I counted, we had 31 mole hills in the front yard of our new house last week. The pasture across the street from our house is a mole paradise, with mole hills on every square meter. "Mole Manor" I should call it. We seriously need more cats in the neighborhood, cuz, get this - moles are a protected species in Germany. You are not allowed to kill them. And trapping them is the ONLY way to get rid of them. I know, because growing up, we tried everything.

Now I must learn to live peacefully with moles, so I gather up the dirt and use it for planting. I heard it's great potting soil, and it does seem weed free and nice and loose. Good thing we don't have a huge front yard. Taking away mole hills by hand (spade) is tedious, but it doesn't disturb the moles' tunnels causing them to make another hill. At least, so far so good.

And when I visit America this summer, I'm definitely smuggling a mole trap in my bag. How on earth can they be "protected" when they are plainly so successful?


Cheryl Ann said...

I'm always wondering what folks do with their manure, since SOMEDAY DH and I will have our own ranch! Interesting post!

Fantastyk Voyager said...

Wow, I am such a low maintenance horse owner, it's pathetic. I never use bedding in their stalls because the manure decomposes into nothing but the shavings would get to be a manure nightmare for me. At least you've found an outlet for the waste. And the cost is exhorbitant!
However, there is nothing so nice as the smell of fresh sawdust and it keeps your horses waaaaay cleaner than mine!!!

Jenn said...

I opt for straw instead of shavings because I spread it on my pastures and in my gardens. The straw seems to rot faster, and I have the added benefit of it helping to prevent erosion.

We had moles really bad last year and I don't like to use poison on them. Did you know the amount of poison it takes to kill one mole will kill an owl if it eats it? So, we spent a weekend with pitchforks and shovels and killed as many as we could just by stabbing them in their burrows. Gross, I know, but it got rid of them and I didn't worry about killing any owls. I just hope they aren't back this year!

I don't know if you guys have Japanese Beetles out there, but one of the things that really attracts moles is the larvae of those beetles. The moles LOVE to eat them and they live in the dirt. So, reducing the Japanese Beetle larvae with milky spore has helped some people lower their mole population. Just a thought.

Chris said...

Eheheh... I'm the same with manure - the smell used to settle my stomach - bit of a worry? ;)

I think the gentleman that loaded your vehicle should have been happy for such a sale!

Lulu said...

A. That is the most creative use of manure I've ever heard of!!

B. The men in your family are awesome! My husband helps with the horses, but nothing like what your husband and son do!!

Laughing Orca Ranch said...

Wow! You have a lot of terrific helpers around there, 2-legged and 4-legged.

I'm not too sure what to say about the manure pole are joking, right?

I don't mind the smell of manure either. It is basically grass. Around here, it breaks down so quickly that we never have a chance to muck because it dries up and becomes a part of the earth.

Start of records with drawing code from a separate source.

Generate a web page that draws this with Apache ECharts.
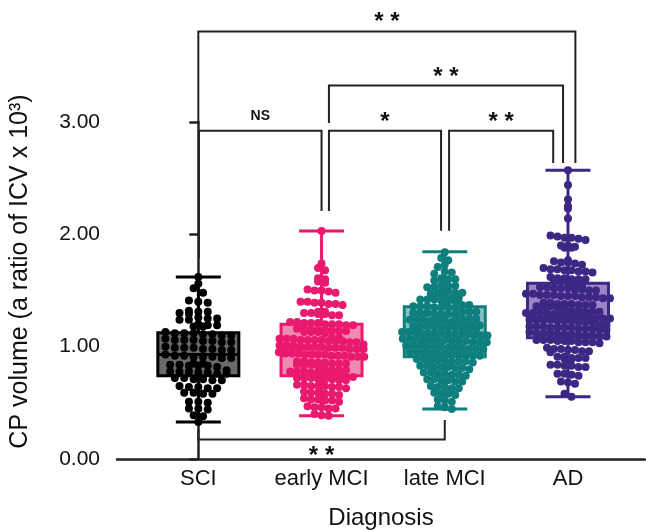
<!DOCTYPE html>
<html>
<head>
<meta charset="utf-8">
<script src="https://cdn.jsdelivr.net/npm/echarts@6/dist/echarts.min.js"></script>
<style>
  html, body { margin: 0; background: #fff; }
  #main { width: 646px; height: 531px; }
</style>
</head>
<body>
<div id="main"></div>
<script>
const categories = ['SCI', 'early MCI', 'late MCI', 'AD'];

// individual subjects
const sciValues = [1.62, 1.56, 1.52, 1.48,
  1.41, 1.40, 1.39,
  1.32, 1.31, 1.31, 1.30, 1.29,
  1.26, 1.25, 1.25, 1.24, 1.24,
  1.20, 1.19, 1.19, 1.18, 1.18,
  1.13, 1.12, 1.12, 1.12, 1.11, 1.11, 1.10, 1.10,
  1.07, 1.06, 1.06, 1.06, 1.05, 1.05, 1.04, 1.04,
  1.00, 0.99, 0.99, 0.99, 0.98, 0.98, 0.97, 0.97,
  0.93, 0.92, 0.92, 0.91, 0.91, 0.91, 0.90, 0.90,
  0.85, 0.85, 0.84, 0.84, 0.83, 0.83, 0.83, 0.82,
  0.79, 0.78, 0.78, 0.78, 0.77, 0.77, 0.76, 0.76,
  0.72, 0.72, 0.71, 0.71, 0.70, 0.70,
  0.65, 0.64, 0.64, 0.63, 0.63,
  0.59, 0.59, 0.58, 0.58,
  0.51, 0.51, 0.50,
  0.45, 0.45, 0.44,
  0.39, 0.38,
  0.33];

const earlyValues = [2.03,
  1.74, 1.70, 1.68,
  1.61, 1.60, 1.58, 1.57,
  1.51, 1.50, 1.50, 1.49, 1.48,
  1.40, 1.40, 1.39, 1.39, 1.38, 1.38, 1.37,
  1.31, 1.31, 1.30, 1.30, 1.29, 1.29, 1.28, 1.28,
  1.22, 1.22, 1.21, 1.21, 1.21, 1.20, 1.20, 1.20, 1.19, 1.19,
  1.16, 1.16, 1.15, 1.15, 1.15, 1.14, 1.14, 1.14, 1.13, 1.13, 1.13, 1.12,
  1.08, 1.08, 1.07, 1.07, 1.07, 1.06, 1.06, 1.06, 1.06, 1.05, 1.05, 1.05, 1.04, 1.04,
  1.02, 1.01, 1.01, 1.01, 1.00, 1.00, 1.00, 1.00, 0.99, 0.99, 0.99, 0.98, 0.98, 0.98,
  0.95, 0.94, 0.94, 0.94, 0.93, 0.93, 0.93, 0.93, 0.92, 0.92, 0.92, 0.91, 0.91, 0.91,
  0.87, 0.87, 0.86, 0.86, 0.86, 0.85, 0.85, 0.85, 0.84, 0.84, 0.84, 0.83,
  0.80, 0.79, 0.79, 0.79, 0.78, 0.78, 0.78, 0.77, 0.77, 0.77, 0.76, 0.76,
  0.73, 0.73, 0.72, 0.72, 0.72, 0.71, 0.71, 0.71, 0.70, 0.70,
  0.66, 0.66, 0.65, 0.65, 0.65, 0.64, 0.64, 0.63,
  0.60, 0.59, 0.59, 0.58, 0.58, 0.57,
  0.54, 0.53, 0.53, 0.52, 0.52, 0.51,
  0.47, 0.46, 0.46, 0.45, 0.45,
  0.40, 0.39, 0.385];

const lateValues = [1.84,
  1.79, 1.77,
  1.73, 1.71,
  1.67, 1.66, 1.65,
  1.61, 1.60, 1.60, 1.59,
  1.55, 1.54, 1.54, 1.53, 1.53,
  1.49, 1.49, 1.48, 1.48, 1.47, 1.47, 1.46,
  1.43, 1.43, 1.42, 1.42, 1.42, 1.41, 1.41, 1.40,
  1.37, 1.37, 1.36, 1.36, 1.36, 1.35, 1.35, 1.35, 1.34,
  1.31, 1.31, 1.31, 1.30, 1.30, 1.30, 1.29, 1.29, 1.29, 1.28,
  1.25, 1.25, 1.25, 1.24, 1.24, 1.24, 1.23, 1.23, 1.23, 1.22, 1.22,
  1.19, 1.19, 1.19, 1.18, 1.18, 1.18, 1.18, 1.17, 1.17, 1.17, 1.16, 1.16, 1.16,
  1.13, 1.13, 1.13, 1.12, 1.12, 1.12, 1.12, 1.11, 1.11, 1.11, 1.11, 1.10, 1.10, 1.10,
  1.07, 1.07, 1.07, 1.06, 1.06, 1.06, 1.06, 1.05, 1.05, 1.05, 1.04, 1.04, 1.04,
  1.01, 1.01, 1.01, 1.00, 1.00, 1.00, 0.99, 0.99, 0.99, 0.98, 0.98, 0.98,
  0.95, 0.95, 0.95, 0.94, 0.94, 0.94, 0.93, 0.93, 0.93, 0.92, 0.92,
  0.89, 0.89, 0.88, 0.88, 0.88, 0.87, 0.87, 0.87, 0.86,
  0.83, 0.83, 0.82, 0.82, 0.82, 0.81, 0.81, 0.80,
  0.77, 0.77, 0.76, 0.76, 0.75, 0.75, 0.74,
  0.71, 0.71, 0.70, 0.70, 0.69, 0.69,
  0.65, 0.64, 0.64, 0.63, 0.63,
  0.59, 0.58, 0.58, 0.57,
  0.53, 0.52, 0.51,
  0.47, 0.46,
  0.445];

const adValues = [2.57,
  2.44,
  2.31,
  2.25, 2.23,
  2.14,
  1.99, 1.98, 1.97, 1.97, 1.96, 1.95,
  1.90, 1.90, 1.89, 1.88, 1.88,
  1.77, 1.76, 1.75, 1.75, 1.74, 1.73,
  1.70, 1.69, 1.69, 1.68, 1.68, 1.67, 1.67, 1.66,
  1.62, 1.61, 1.61, 1.60, 1.60, 1.60, 1.59, 1.59, 1.58,
  1.54, 1.54, 1.53, 1.53, 1.52, 1.52, 1.52, 1.51, 1.51, 1.50, 1.50,
  1.47, 1.47, 1.46, 1.46, 1.46, 1.45, 1.45, 1.45, 1.44, 1.44, 1.44, 1.43, 1.43,
  1.39, 1.39, 1.38, 1.38, 1.38, 1.37, 1.37, 1.37, 1.36, 1.36, 1.36, 1.35, 1.35,
  1.32, 1.32, 1.31, 1.31, 1.31, 1.30, 1.30, 1.30, 1.30, 1.29, 1.29, 1.29, 1.28, 1.28,
  1.26, 1.25, 1.25, 1.25, 1.24, 1.24, 1.24, 1.24, 1.23, 1.23, 1.23, 1.22, 1.22, 1.22,
  1.19, 1.19, 1.18, 1.18, 1.18, 1.17, 1.17, 1.17, 1.17, 1.16, 1.16, 1.16, 1.15, 1.15,
  1.13, 1.12, 1.12, 1.12, 1.11, 1.11, 1.11, 1.10, 1.10, 1.10, 1.09, 1.09,
  1.06, 1.06, 1.06, 1.05, 1.05, 1.05, 1.04, 1.04, 1.04, 1.03,
  0.99, 0.98, 0.98, 0.97, 0.97, 0.96, 0.96, 0.95,
  0.91, 0.91, 0.90, 0.90, 0.90, 0.89, 0.89,
  0.84, 0.84, 0.83, 0.83, 0.82, 0.82,
  0.76, 0.76, 0.75, 0.74,
  0.69, 0.68, 0.67,
  0.58,
  0.555];

// box summaries as drawn (whisker low, Q1, median, Q3, whisker high)
const boxMin = [0.33, 0.385, 0.445, 0.555];
const boxQ1 = [0.74, 0.74, 0.91, 1.08];
const boxMedian = [0.93, 0.98, 1.12, 1.26];
const boxQ3 = [1.125, 1.20, 1.356, 1.565];
const boxMax = [1.62, 2.03, 1.845, 2.57];

// pairwise comparisons: group a, group b, mark
const compareA = [0, 1, 0, 1, 2, 0];
const compareB = [3, 3, 1, 2, 3, 2];
const compareMark = ['* *', '* *', 'NS', '*', '* *', '* *'];

const groupValues = [sciValues, earlyValues, lateValues, adValues];
const dotColors = ['#000000', '#e8196e', '#0f7f7e', '#3d2784'];
const boxFills = ['#6a6a6a', '#f08ab1', '#89c1bf', '#9c84c8'];
const dotSpacing = [9.4, 7, 7, 7];
const PX_X = 123.2; // px per category step
const FONT = '"Liberation Sans", Arial, sans-serif';

// bracket drawing layout (leg x offsets in category units, heights in y units)
const bracketLayout = [
  { x1: 0.0, x2: 3.06, bar: 3.805, foot1: 2.99, foot2: 2.636, below: false },
  { x1: 1.06, x2: 2.96, bar: 3.324, foot1: 2.99, foot2: 2.636, below: false },
  { x1: 0.005, x2: 1.0, bar: 2.921, foot1: 1.79, foot2: 2.208, below: false },
  { x1: 1.06, x2: 1.97, bar: 2.921, foot1: 2.208, foot2: 2.033, below: false },
  { x1: 2.035, x2: 2.88, bar: 2.921, foot1: 2.033, foot2: 2.636, below: false },
  { x1: 0.0, x2: 2.0, bar: 0.174, foot1: 0.258, foot2: 0.347, below: true }
];

// lay dots out in rows, spread sideways around the category centre
function swarm(values, center, spacing) {
  const rows = {};
  values.forEach(v => {
    const k = Math.round(v / 0.058);
    (rows[k] = rows[k] || []).push(v);
  });
  const pts = [];
  Object.keys(rows).forEach(k => {
    const row = rows[k];
    const step = Math.min(spacing, 92 / row.length) / PX_X;
    row.forEach((v, j) => pts.push([center + (j - (row.length - 1) / 2) * step, v]));
  });
  return pts;
}

function boxRenderer(withFill) {
  return function (params, api) {
    const i = params.dataIndex;
    const c = api.value(0);
    const pMin = api.coord([c, api.value(1)]);
    const pQ1 = api.coord([c, api.value(2)]);
    const pMed = api.coord([c, api.value(3)]);
    const pQ3 = api.coord([c, api.value(4)]);
    const pMax = api.coord([c, api.value(5)]);
    const x = pMed[0];
    const half = 40.5, cap = 22.5;
    const stroke = dotColors[i];
    if (withFill) {
      return {
        type: 'rect',
        shape: { x: x - half, y: pQ3[1], width: half * 2, height: pQ1[1] - pQ3[1] },
        style: { fill: boxFills[i] }
      };
    }
    const ls = { stroke: stroke, lineWidth: 3, fill: null };
    return {
      type: 'group',
      children: [
        { type: 'rect', shape: { x: x - half, y: pQ3[1], width: half * 2, height: pQ1[1] - pQ3[1] }, style: ls },
        { type: 'line', shape: { x1: x - half, y1: pMed[1], x2: x + half, y2: pMed[1] }, style: ls },
        { type: 'line', shape: { x1: x, y1: pQ3[1], x2: x, y2: pMax[1] }, style: ls },
        { type: 'line', shape: { x1: x, y1: pQ1[1], x2: x, y2: pMin[1] }, style: ls },
        { type: 'line', shape: { x1: x - cap, y1: pMax[1], x2: x + cap, y2: pMax[1] }, style: ls },
        { type: 'line', shape: { x1: x - cap, y1: pMin[1], x2: x + cap, y2: pMin[1] }, style: ls }
      ]
    };
  };
}

function renderBracket(params, api) {
  const k = params.dataIndex;
  const b = bracketLayout[k];
  const a0 = api.coord([b.x1, b.foot1]);
  const a1 = api.coord([b.x1, b.bar]);
  const b1 = api.coord([b.x2, b.bar]);
  const b0 = api.coord([b.x2, b.foot2]);
  const mark = compareMark[k];
  const isNS = mark === 'NS';
  const size = isNS ? 14 : 24;
  const mid = (a1[0] + b1[0]) / 2;
  // asterisks sit high in the em box, so push them down a little
  const ty = b.below ? a1[1] + 12 + 0.22 * size : a1[1] - (isNS ? 15 : 14) + (isNS ? 0 : 0.22 * size);
  return {
    type: 'group',
    children: [
      { type: 'polyline', shape: { points: [a0, a1, b1, b0] }, style: { stroke: '#222', lineWidth: 2, fill: null } },
      {
        type: 'text', x: mid, y: ty,
        style: {
          text: mark, fill: '#111', fontSize: size, fontWeight: 'bold', fontFamily: FONT,
          align: 'center', verticalAlign: 'middle', textAlign: 'center', textVerticalAlign: 'middle'
        }
      }
    ]
  };
}

const boxData = categories.map((c, i) => [i, boxMin[i], boxQ1[i], boxMedian[i], boxQ3[i], boxMax[i]]);

const series = [
  { type: 'custom', renderItem: boxRenderer(true), data: boxData, z: 1, silent: true },
  { type: 'custom', renderItem: boxRenderer(false), data: boxData, z: 4, silent: true },
  {
    type: 'custom', renderItem: renderBracket, clip: false, z: 5, silent: true,
    data: bracketLayout.map((b, k) => [compareA[k], b.bar])
  }
];
groupValues.forEach((vals, i) => {
  series.push({
    type: 'scatter',
    name: categories[i],
    data: swarm(vals, i, dotSpacing[i]),
    symbolSize: 8,
    itemStyle: { color: dotColors[i], opacity: 1 },
    z: 3,
    silent: true
  });
});

const chart = echarts.init(document.getElementById('main'), null, { renderer: 'canvas' });
chart.setOption({
  backgroundColor: '#fff',
  animation: false,
  textStyle: { fontFamily: FONT },
  grid: { left: 117, right: 1, top: 122, bottom: 72, containLabel: false, outerBoundsMode: 'none' },
  xAxis: {
    type: 'value',
    min: -0.66,
    max: 3.625,
    splitLine: { show: false },
    axisLine: { lineStyle: { color: '#222', width: 2.5 } },
    axisTick: { show: false },
    axisLabel: {
      customValues: [0, 1, 2, 3],
      formatter: v => categories[Math.round(v)],
      fontSize: 22, color: '#111', margin: 9, fontFamily: FONT
    },
    name: 'Diagnosis',
    nameLocation: 'middle',
    nameGap: 47,
    nameTextStyle: { fontSize: 24, color: '#111', fontFamily: FONT }
  },
  yAxis: {
    type: 'value',
    min: 0,
    max: 3,
    interval: 1,
    splitLine: { show: false },
    axisLine: { show: true, lineStyle: { color: '#222', width: 2.5 } },
    axisTick: { show: true, length: 9, lineStyle: { color: '#222', width: 2.5 } },
    axisLabel: { formatter: v => v.toFixed(2), fontSize: 21, color: '#111', margin: 17, fontFamily: FONT },
    name: 'CP volume (a ratio of ICV x 10³)',
    nameLocation: 'middle',
    nameGap: 84,
    nameTextStyle: { fontSize: 25, color: '#111', fontFamily: FONT, padding: [0, 0, 0, 38] }
  },
  series: series
});
</script>
</body>
</html>
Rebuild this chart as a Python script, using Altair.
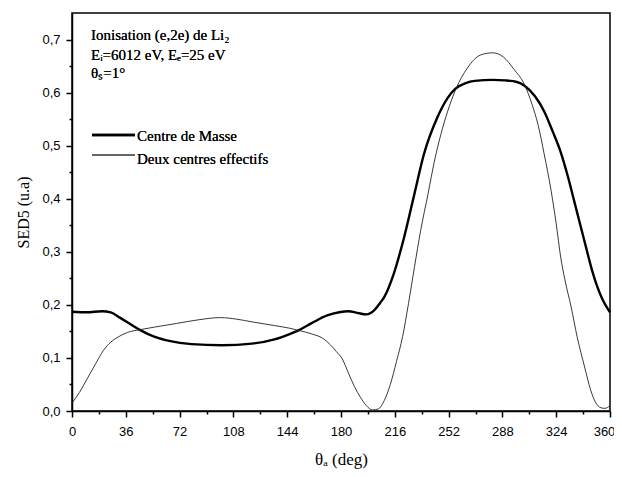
import altair as alt
import pandas as pd

# Centre de Masse (thick)
cm_theta = [0, 10, 20, 26, 32, 40, 46, 55, 65, 80, 100.3, 120.4, 135.5, 145.6, 151.6, 160.7, 170.8, 178.8,
            184.9, 190.9, 197, 202, 206, 209, 215, 222.2, 229.2, 235.3, 244.3, 251.4, 256.4, 263.5, 269.5,
            281.6, 289.7, 297.7, 302.8, 309.8, 315.9, 321.9, 327, 332, 336, 340, 344, 348, 351, 355, 360]
cm_sed = [0.187, 0.186, 0.188, 0.186, 0.176, 0.162, 0.152, 0.140, 0.132, 0.126, 0.124, 0.127, 0.135, 0.145,
          0.152, 0.166, 0.180, 0.186, 0.188, 0.185, 0.182, 0.189, 0.203, 0.215, 0.256, 0.327, 0.410, 0.482,
          0.552, 0.590, 0.607, 0.618, 0.622, 0.624, 0.623, 0.620, 0.613, 0.593, 0.565, 0.525, 0.488, 0.440,
          0.396, 0.352, 0.308, 0.265, 0.238, 0.210, 0.186]

# Deux centres effectifs (thin)
dc_theta = [0, 5, 10, 16, 21, 26, 30, 37, 45, 55, 70, 85, 99.3, 110.3, 120.4, 135.5, 145.6, 151.6, 160.7,
            167.8, 172.8, 176.9, 180.9, 184.9, 189, 193, 197, 201, 205, 209, 213, 217.1, 221.2, 225.2, 229.2,
            233.3, 238.3, 242.3, 246.8, 251.4, 256.9, 264.5, 273.5, 281.6, 288.7, 295.7, 302.8, 307.8, 311.8,
            315.9, 320.6, 323.9, 327, 330, 334, 338, 343, 347, 350, 354, 356.5, 360]
dc_sed = [0.015, 0.035, 0.060, 0.090, 0.114, 0.130, 0.138, 0.148, 0.153, 0.158, 0.165, 0.172, 0.176, 0.173,
          0.168, 0.161, 0.156, 0.152, 0.145, 0.137, 0.125, 0.112, 0.098, 0.072, 0.046, 0.026, 0.010, 0.002,
          0.004, 0.020, 0.050, 0.093, 0.140, 0.203, 0.272, 0.340, 0.410, 0.468, 0.521, 0.565, 0.607, 0.646,
          0.671, 0.675, 0.667, 0.644, 0.615, 0.578, 0.540, 0.485, 0.415, 0.355, 0.290, 0.245, 0.196, 0.140,
          0.083, 0.040, 0.018, 0.006, 0.005, 0.010]

x_ticks = [0, 18, 36, 54, 72, 90, 108, 126, 144, 162, 180, 198, 216, 234, 252, 270, 288, 306, 324, 342, 360]
y_ticks = [0.0, 0.05, 0.1, 0.15, 0.2, 0.25, 0.3, 0.35, 0.4, 0.45, 0.5, 0.55, 0.6, 0.65, 0.7]

legend_labels = ["Centre de Masse", "Deux centres effectifs"]
info_lines = ["Ionisation (e,2e) de Li\u2082", "E\u1d62=6012 eV, E\u2091=25 eV", "\u03b8\u209b=1\u00b0"]

cm_df = pd.DataFrame({"theta": cm_theta, "sed": cm_sed})
dc_df = pd.DataFrame({"theta": dc_theta, "sed": dc_sed})

serif = "Liberation Serif"
sans = "Liberation Sans"

x_enc = alt.X("theta:Q",
              scale=alt.Scale(domain=[0, 360], nice=False),
              axis=alt.Axis(values=x_ticks, title="\u03b8\u2090 (deg)", grid=False,
                            labelExpr="datum.value % 36 == 0 ? datum.value : ''",
                            labelFlush=False,
                            labelOffset={"condition": {"test": "datum.value == 360", "value": -6}, "value": 0},
                            tickSize={"condition": {"test": "datum.value % 36 != 0", "value": 3}, "value": 6},
                            labelFont=sans, labelFontSize=13, labelPadding=8,
                            titleFont=serif, titleFontSize=17, titleFontWeight="normal", titlePadding=13))
y_enc = alt.Y("sed:Q",
              scale=alt.Scale(domain=[0, 0.75], nice=False),
              axis=alt.Axis(values=y_ticks, title="SED5 (u.a)", grid=False,
                            labelExpr="round(datum.value*20) % 2 == 1 ? '' : replace(format(datum.value, '.1f'), '.', ',')",
                            labelFlush=False,
                            tickSize={"condition": {"test": "round(datum.value*20) % 2 == 1", "value": 3}, "value": 6},
                            labelFont=sans, labelFontSize=13, labelPadding=6,
                            titleFont=serif, titleFontSize=16, titleFontWeight="normal", titlePadding=10))

cm_line = alt.Chart(cm_df).mark_line(color="black", strokeWidth=2.4, interpolate="monotone").encode(x=x_enc, y=y_enc)
dc_line = alt.Chart(dc_df).mark_line(color="#222222", strokeWidth=0.9, interpolate="monotone").encode(x=x_enc, y=y_enc)

leg_df = pd.DataFrame({"label": legend_labels})
leg1 = alt.Chart(leg_df).mark_rule(color="black", strokeWidth=2.4).encode(
    x=alt.value(20), x2=alt.value(63), y=alt.value(122))
leg2 = alt.Chart(leg_df).mark_rule(color="#222222", strokeWidth=0.9).encode(
    x=alt.value(20), x2=alt.value(63), y=alt.value(142))
leg_t1 = alt.Chart(leg_df).mark_text(text=legend_labels[0], font=serif, fontSize=15, align="left",
                                     baseline="alphabetic", color="black").encode(x=alt.value(65), y=alt.value(128))
leg_t2 = alt.Chart(leg_df).mark_text(text=legend_labels[1], font=serif, fontSize=15, align="left",
                                     baseline="alphabetic", color="black").encode(x=alt.value(65), y=alt.value(151))

info_layers = []
for t, yy in zip(info_lines, [27, 47, 65]):
    info_layers.append(
        alt.Chart(leg_df).mark_text(text=t, font=serif, fontSize=15, align="left", baseline="alphabetic",
                                    color="black").encode(x=alt.value(19), y=alt.value(yy)))

chart = alt.layer(cm_line, dc_line, leg1, leg2, leg_t1, leg_t2, *info_layers).properties(
    width=538, height=398,
    autosize=alt.AutoSizeParams(type="none"),
    padding={"left": 64, "top": 5, "right": 4, "bottom": 63},
    background="white",
).configure_view(stroke="black", strokeWidth=1.5).configure_axis(
    domainColor="black", domainWidth=1.5, tickColor="black", tickWidth=1.5,
    labelColor="black", titleColor="black")

chart.save("out.html", embed_options={"renderer": "svg", "actions": False})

So I don't use any stall bedding in Baby Doll's barn pen. She's really good in that she only uses one corner of her pen to eliminate in and she only sleeps and eats in the other end.
She's even funny in that she will come back into her pen just to use her corner to poop. lol!

That Dry Stall may be something I could use when we have melting snow and rain though. The uncovered side of the pens end up getting muddy then. I wonder if just spreading some of the Dry Stall there would help keep it from turning into soup?